Sam Hales, lead guitarist and vocalist for Brisbane-native indie rock band The Jungle Giants, triumphantly raised his guitar and proclaimed to the sold-out crowd at last Saturday’s gig in the UC Refectory that “this is the biggest show we’ve ever played,” before diving headlong into the band’s closing track.
The electric crowd rose and fell with the thumping bass of The Jungle Giants persistent rock beat as the band played out their final track, before being dragged out for an even more energised and enthralling encore performance of ‘Feel The Way I Do’.
Central to any Jungle Giants track is movement – ludicrous and irresistible movement – a fact not lost on the ecstatic crowd. Their tracks are a workout, albeit in the best sort of way. Their energy is relentless. It possess you like some hoodoo witch craft played over loudspeaker as you dance to what feels like an unending musical high. It maybe sound hyperbolic, but witchcraft might be the only way to describe the fathomless energy of Saturday night’s crowd.
The stop off in Canberra for the four-piece indie rock maestros marks the latest leg of their ‘Used To Be in Love’ tour, which celebrates the release of the band’s latest single of the same name. The Giants are hardly newcomers to the Aussie music scene, nor are they lacking in fans. The Refectory was justifiably packed on Saturday night. Many of the attendees also saw the band when they toured their most recent album last year.
The band’s hit third record, ‘Quiet Ferocity’, was released last June and entered the Australian music charts at number 11 upon its release.
Curieux’s Fionnuala Grey sat down with Giants’ front-man Hales earlier this month to discuss their ongoing tour and continued creative and commercial successes.

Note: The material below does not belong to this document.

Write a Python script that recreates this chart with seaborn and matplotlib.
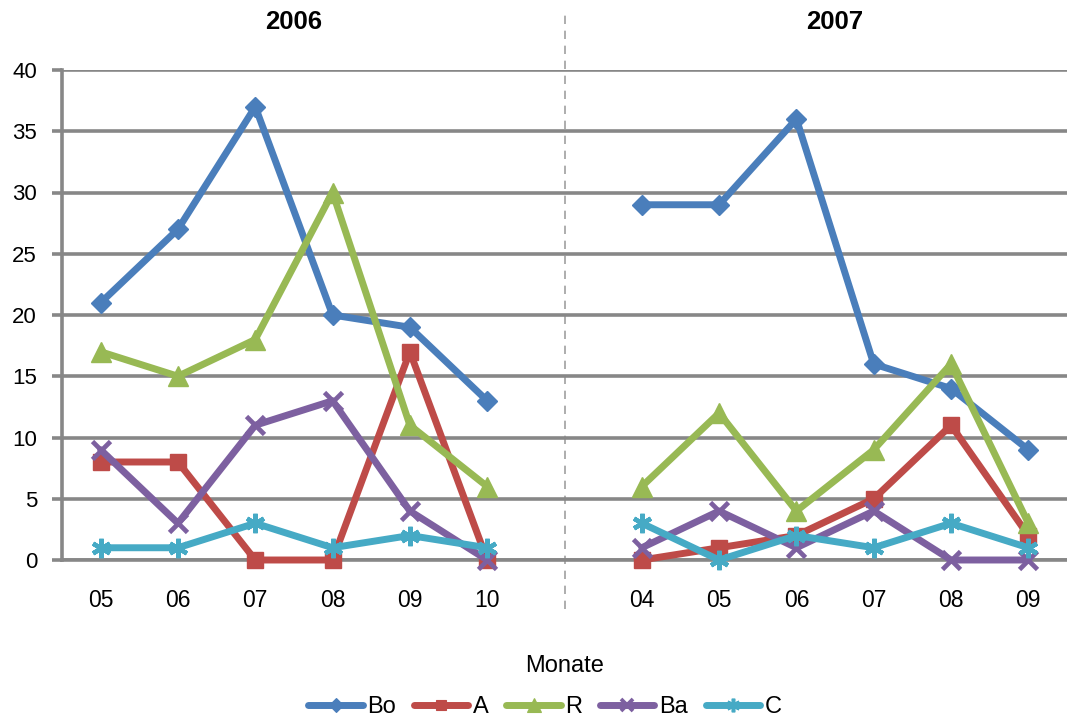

Speaking of his creative evolution, Hales told Curieux that the latest record had its own identity, distinct from the band’s previous discography. The album, Hale says, is self-assured, a sentimentality which reflects in the band’s live performances of the new record.
“It [the album] was just like ‘I’m here, this is what I like’, Hale said. “And it was very sure of itself. That kind of came full swing around to playing live again. Its super easy to play Quiet Ferocity live because it is what it is.”
Ben Madden of ‘Beat Magazine’ praised the albums energy, which is transcribed without fault into the band’s bombastic live performances.
“You don’t get a choice as to whether you dance along,” Madden said in his review. “You’re compelled to.”
Hardly short of acclaim, the band’s previous record, ‘Speakazoid’, also spoke to critics, garnering a 4/5 from Rolling Stones magazine.
The night before their gig at UC, the band played an equally enthralling set at the Metro Theatre in Sydney. Before that, the band played a set at the Commonwealth Games stage on Thursday. The next stop in their tour has them returning to Brisbane, before playing shows in Perth and Adelaide.